During the study, 19 patients used only cannabis and no other illicit drugs, and 32 patients did not use any illicit drugs.

At the end of the five years, schizophrenia patients showed a larger decrease in gray matter volume over time than healthy subjects, and this decrement in gray matter volume was significantly more pronounced in the patients who continued to use cannabis. Moreover, the differences could not be attributed to outcome or baseline characteristics, the researchers wrote.

The cannabis-using group also showed less improvement in positive and negative symptoms over the five-year period, though this slower improvement did not translate into a statistically significant difference in functional outcome.
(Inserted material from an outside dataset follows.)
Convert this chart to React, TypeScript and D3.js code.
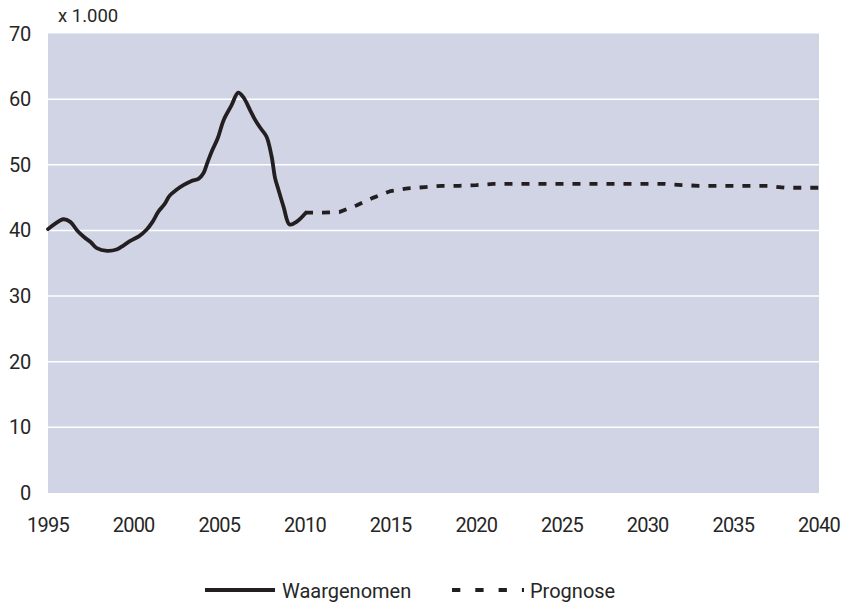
import { useEffect, useRef } from 'react';
import * as d3 from 'd3';

const observedYears = [
    1995.0, 1995.4, 1995.9, 1996.3, 1996.7, 1997.1, 1997.5, 1997.85, 1998.45, 1999.0,
    1999.4, 1999.8, 2000.3, 2000.75, 2001.1, 2001.45, 2001.8, 2002.1, 2002.5, 2002.9,
    2003.35, 2003.8, 2004.07, 2004.3, 2004.55, 2004.9, 2005.25, 2005.7, 2006.1, 2006.4,
    2006.8, 2007.1, 2007.4, 2007.75, 2008.05, 2008.25, 2008.45, 2008.75, 2009.1, 2009.5,
    2010.05,
];
const observedValues = [
    40.2, 41.0, 41.7, 41.3, 40.0, 39.0, 38.2, 37.3, 36.9, 37.1,
    37.7, 38.4, 39.1, 40.1, 41.3, 42.9, 44.0, 45.3, 46.2, 46.9,
    47.5, 47.9, 48.7, 50.3, 52.0, 54.0, 56.8, 59.0, 61.0, 60.3,
    58.3, 56.8, 55.6, 54.3, 51.3, 48.0, 46.2, 43.6, 40.9, 41.3,
    42.7,
];

const forecastYears = [
    2010, 2011, 2012, 2013, 2014, 2015, 2016, 2017, 2018, 2019,
    2020, 2021, 2022, 2023, 2024, 2025, 2026, 2027, 2028, 2029,
    2030, 2031, 2032, 2033, 2034, 2035, 2036, 2037, 2038, 2039,
    2040,
];
const forecastValues = [
    42.7, 42.7, 42.8, 43.8, 45.0, 46.0, 46.4, 46.6, 46.8, 46.8,
    46.9, 47.1, 47.1, 47.1, 47.1, 47.1, 47.1, 47.1, 47.1, 47.1,
    47.1, 47.1, 46.9, 46.8, 46.8, 46.8, 46.8, 46.8, 46.5, 46.5,
    46.5,
];

const yTicks = [0, 10, 20, 30, 40, 50, 60, 70];
const xTicks = [1995, 2000, 2005, 2010, 2015, 2020, 2025, 2030, 2035, 2040];
const legendLabels = ['Waargenomen', 'Prognose'];

const W = 841;
const H = 602;
const FONT = 'Roboto, "Noto Sans", sans-serif';
const TEXT = '#262626';
const LINE = '#231f20';

function App() {
    const ref = useRef(null);

    useEffect(() => {
        const svg = d3.select(ref.current);
        svg.selectAll('*').remove();

        const left = 48, right = 819, top = 33.5, bottom = 493;

        const x = d3.scaleLinear().domain([1995, 2040]).range([left, right]);
        const y = d3.scaleLinear().domain([0, 70]).range([bottom, top]);

        svg.append('rect')
            .attr('x', left).attr('y', top)
            .attr('width', right - left).attr('height', bottom - top)
            .attr('fill', '#d0d4e5');

        svg.append('g')
            .selectAll('line')
            .data(yTicks.slice(1, -1))
            .enter()
            .append('line')
            .attr('x1', left).attr('x2', right)
            .attr('y1', (d) => y(d)).attr('y2', (d) => y(d))
            .attr('stroke', '#ffffff')
            .attr('stroke-width', 1.5);

        svg.append('g')
            .selectAll('text')
            .data(yTicks)
            .enter()
            .append('text')
            .attr('x', 31)
            .attr('y', (d) => y(d) + 7)
            .attr('text-anchor', 'end')
            .attr('font-family', FONT)
            .attr('font-size', 20)
            .attr('letter-spacing', -0.3)
            .attr('fill', TEXT)
            .text((d) => d);

        svg.append('text')
            .attr('x', 58).attr('y', 22)
            .attr('font-family', FONT)
            .attr('font-size', 18.5)
            .attr('fill', TEXT)
            .text('x 1.000');

        svg.append('g')
            .selectAll('text')
            .data(xTicks)
            .enter()
            .append('text')
            .attr('x', (d) => x(d))
            .attr('y', 532)
            .attr('text-anchor', 'middle')
            .attr('font-family', FONT)
            .attr('font-size', 20)
            .attr('letter-spacing', -0.8)
            .attr('fill', TEXT)
            .text((d) => d);

        const line = d3.line<[number, number]>()
            .x((d) => x(d[0]))
            .y((d) => y(d[1]));

        const observed = observedYears.map((yr, i) => [yr, observedValues[i]] as [number, number]);
        const forecast = forecastYears.map((yr, i) => [yr, forecastValues[i]] as [number, number]);

        svg.append('path')
            .datum(forecast)
            .attr('d', line)
            .attr('fill', 'none')
            .attr('stroke', LINE)
            .attr('stroke-width', 3.8)
            .attr('stroke-dasharray', '8,9');

        svg.append('path')
            .datum(observed)
            .attr('d', line.curve(d3.curveCatmullRom.alpha(0.5)))
            .attr('fill', 'none')
            .attr('stroke', LINE)
            .attr('stroke-width', 3.8)
            .attr('stroke-linejoin', 'round')
            .attr('stroke-linecap', 'round');

        // legend
        const lg = svg.append('g');
        lg.append('line')
            .attr('x1', 205).attr('x2', 275).attr('y1', 590).attr('y2', 590)
            .attr('stroke', LINE).attr('stroke-width', 3.8);
        lg.append('text')
            .attr('x', 282).attr('y', 598)
            .attr('font-family', FONT).attr('font-size', 20).attr('fill', TEXT)
            .text(legendLabels[0]);
        lg.append('line')
            .attr('x1', 452).attr('x2', 524).attr('y1', 590).attr('y2', 590)
            .attr('stroke', LINE).attr('stroke-width', 3.8)
            .attr('stroke-dasharray', '8.3,15');
        lg.append('text')
            .attr('x', 530).attr('y', 598)
            .attr('font-family', FONT).attr('font-size', 20).attr('fill', TEXT)
            .text(legendLabels[1]);
    }, []);

    return (
        <svg
            ref={ref}
            width={W}
            height={H}
            style={{ position: 'absolute', left: 0, top: 0, background: '#ffffff' }}
        ></svg>
    );
}

export default App;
The cannabis-using group also showed more pronounced increases in lateral and third ventricle volumes than healthy subjects and patients who did not use cannabis.

Among all patients in the study—whether they used cannabis or not—the increase in lateral and third ventricle volumes was related to a higher score on the Camberwell Assessment of Needs (CAN), and an increase in lateral ventricle volume was related to a lower Global Assessment of Functioning score. (The CAN is a measure of the help patients need in daily life functioning.)

However, no significant correlations between increase in ventricular size and the clinical variables could be found between the cannabis-using and nonusing groups. So it would appear that brain volume loss may not wholly account for poorer functional outcome, the researchers concluded.

Similarly, the precise nature of the relationship between cannabis and brain volume loss remains to be elucidated. Excessive neuronal damage in drug-using patients with schizophrenia could either be a direct consequence of cannabis intake or occur as a consequence of psychotic symptoms in schizophrenia associated with cannabis use. Or it could be related to the possibility that cannabis-using patients may be more likely to be noncompliant with antipsychotic medication, which is believed to attenuate the progressive brain changes in schizophrenia.

"Although further studies need to be conducted to confirm whether the brain volume loss is a direct or an indirect effect of cannabis in schizophrenia, this study suggests that some of the detrimental effects of cannabis on the course of illness may be explained by its effect on the progression of brain changes in schizophrenia," Rais and colleagues wrote.